Some Dust Still Walks
Many years ago I stayed at New Melleray Abbey (near Dubuque) for a week under their "monastic associates" program where I sang in the choir wearing a brown robe, worked in the garden, ate in the refectory, and had lots of time for reading, devotions, and reflection. Since that time I have returned to the Abbey many times to join in worship (no longer as part of the choir), do some reading, pray, and reflect. The community at Iona Abbey (the ecumenical community on a small Scottish Island) is not cloistered but follows some of the same Benedictine principals of worship and work (work and worship being one) that the community here at New Melleray does. I have renewed and deeper respect for ancient rituals that help us connect our bodies and emotions with what we believe. Even being on sabbatical already, I drove so many hours last week that I didn't have much time for rest or reflection - so I took a two-day retreat. In the early 1960's there were something like 140 monks and they had a thriving lumber business, but now there are about 30 monks - which is part of the reason the monks got so good at building caskets (many of them were dying). Monks and local artisans build caskets and cremains boxes out of wood grown mainly on the monastery's woodlands and market them all over the country. Some very dear friends of ours are buried in Trappist caskets. In the casket showroom is the painting of the angel at Jesus's empty grave; the artist takes license to have the angel be female (Biblical angels are generally male messengers) and the grave to be a large ossuary box (rather than a shelf in a cave-like vault). Still, it's a beautiful painting. Buried not a mile down the road are some Slatterys - probably relatives of my great grandpa on my Grandma McKinstry's side of the family. Greatgrandpa Slattery came straight from Ireland to Dubuque, married a German immigrant, and homesteaded near Bernard, Iowa - just a few miles from the Abbey. He's buried at Bellvue, IA (just south of DuBuque) in a Roman Catholic Cemetery.

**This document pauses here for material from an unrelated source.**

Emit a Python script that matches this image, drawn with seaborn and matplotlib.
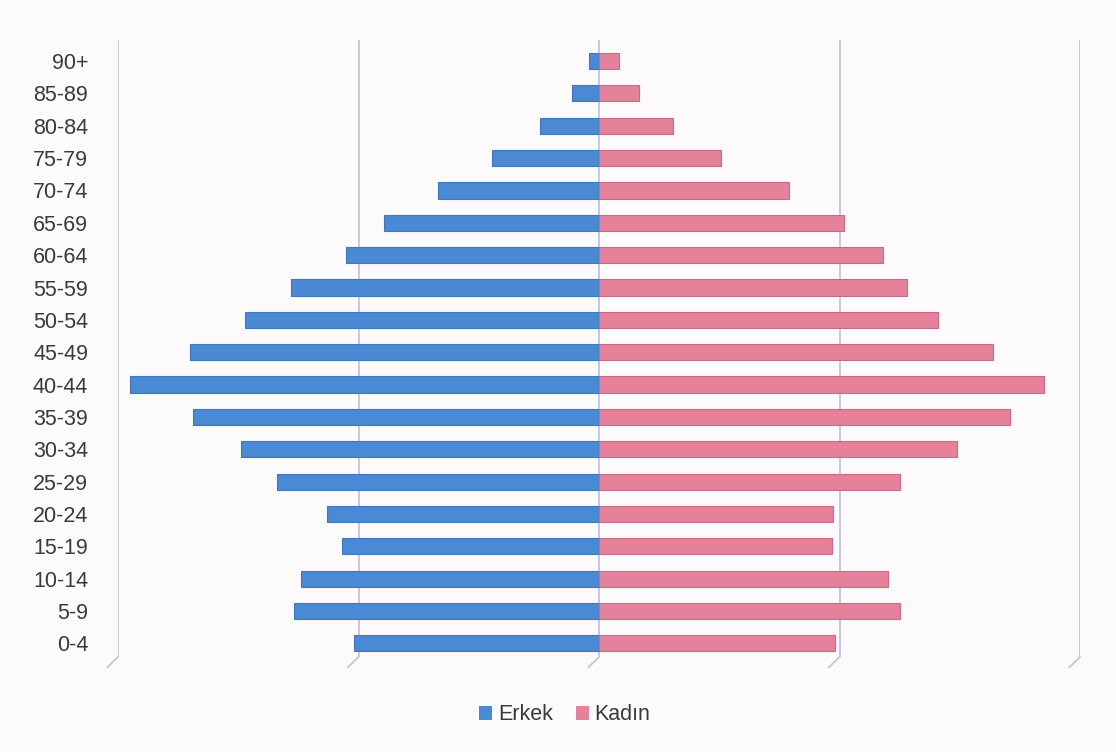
import numpy as np
import pandas as pd
import matplotlib
matplotlib.use("Agg")
import matplotlib.pyplot as plt
import matplotlib.transforms as mtransforms
from matplotlib.patches import Patch
import seaborn as sns

age_groups = ["90+", "85-89", "80-84", "75-79", "70-74", "65-69", "60-64", "55-59",
              "50-54", "45-49", "40-44", "35-39", "30-34", "25-29", "20-24", "15-19",
              "10-14", "5-9", "0-4"]
erkek = [4.2, 11.3, 24.6, 44.6, 67, 89.6, 105, 128, 147, 170, 195, 169, 149, 134,
         113, 107, 124, 127, 102]
kadin = [8.3, 16.7, 30.8, 50.8, 78.8, 102, 118, 128, 141, 164, 185, 171, 149, 125,
         97.5, 97, 120, 125, 98]
series_names = ["Erkek", "Kadın"]
grid_values = [-200, -100, 0, 100, 200]

df = pd.DataFrame({
    "age": age_groups * 2,
    "sex": [series_names[0]] * len(age_groups) + [series_names[1]] * len(age_groups),
    "value": [-v for v in erkek] + kadin,
})

sns.set_theme(style="white")
plt.rcParams["font.family"] = ["Liberation Sans", "DejaVu Sans"]

bg = "#fdfafb"
colors = {"Erkek": "#4a89d3", "Kadın": "#e4829b"}
edges = {"Erkek": "#3f78bd", "Kadın": "#c96b84"}

fig = plt.figure(figsize=(11.16, 7.52), dpi=100, facecolor=bg)
ax = fig.add_axes([118 / 1116, 1 - 657 / 752, (1080 - 118) / 1116, (657 - 40) / 752])
ax.set_facecolor(bg)

sns.barplot(data=df, y="age", x="value", hue="sex", order=age_groups,
            hue_order=series_names, palette=colors, dodge=False, orient="h",
            width=0.5, saturation=1, ax=ax, legend=False, zorder=3)

for bar_patches, name in zip(ax.containers, series_names):
    for p in bar_patches:
        p.set_edgecolor(edges[name])
        p.set_linewidth(0.8)

ax.set_xlim(-200, 200)
ax.set_ylim(18.42, -0.65)
ax.set_xlabel("")
ax.set_ylabel("")
ax.set_xticks(grid_values)
ax.set_xticklabels([])
ax.tick_params(axis="x", length=0)
ax.tick_params(axis="y", length=0, labelsize=15.5, labelcolor="#3a3a3a", pad=21.5)
for s in ax.spines.values():
    s.set_visible(False)

gcol = "#c9c1dd"
for gv in grid_values:
    ax.axvline(gv, color=gcol, lw=1.3, zorder=1)

# slanted "floor" feet at the bottom of each gridline
trans = mtransforms.blended_transform_factory(ax.transData, ax.transAxes)
for gv in grid_values:
    ax.plot([gv, gv - 4.5], [0.0, -0.017], color=gcol, lw=1.3, transform=trans,
            clip_on=False, zorder=1)

handles = [Patch(facecolor=colors[n], edgecolor="none", label=n) for n in series_names]
fig.legend(handles=handles, loc="center", bbox_to_anchor=(565 / 1116, 1 - 715 / 752),
           ncol=2, frameon=False, fontsize=15.5, handlelength=0.6, handleheight=0.6,
           handletextpad=0.25, columnspacing=1.1, labelcolor="#3a3a3a")

fig.savefig("out.png", dpi=100, facecolor=bg)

An old rock song says "all we are is dust in the wind" but modern science tells us that our dust is the stardust from stars formed at the beginning or creation. So very close are we to the Creator that this dust is able to contemplate its meaning and purpose and even to glimpse (by the grace of God) the Creator. The derivation of the word for the first human in the Bible- "Adam"- is from the word for dirt, "adamah," but we are all also made in the image of God - capable of love. We are living in a time of great transition when large parts of the church cling to "flat Earth" science and corresponding "flat Earth" theologies that modern people increasingly reject, often falsely thinking that there are no understandings of the Christian faith that offer both deep spirituality and respect for God's gift of rational intelligence. We offer faith which knows we are mere dust and in our humility can never comprehend ultimate truth, so that our understandings must change over time. As the saying in the United Church of Christ media campaign says, "God is still speaking." Soon enough our bodies will be dust and perhaps some descendants of ours will get their shoes soaking wet by walking through a cemetery early in the morning looking for some evidence we once walked the earth. While we live may we give passionate and reasoned witness to the God we know and love.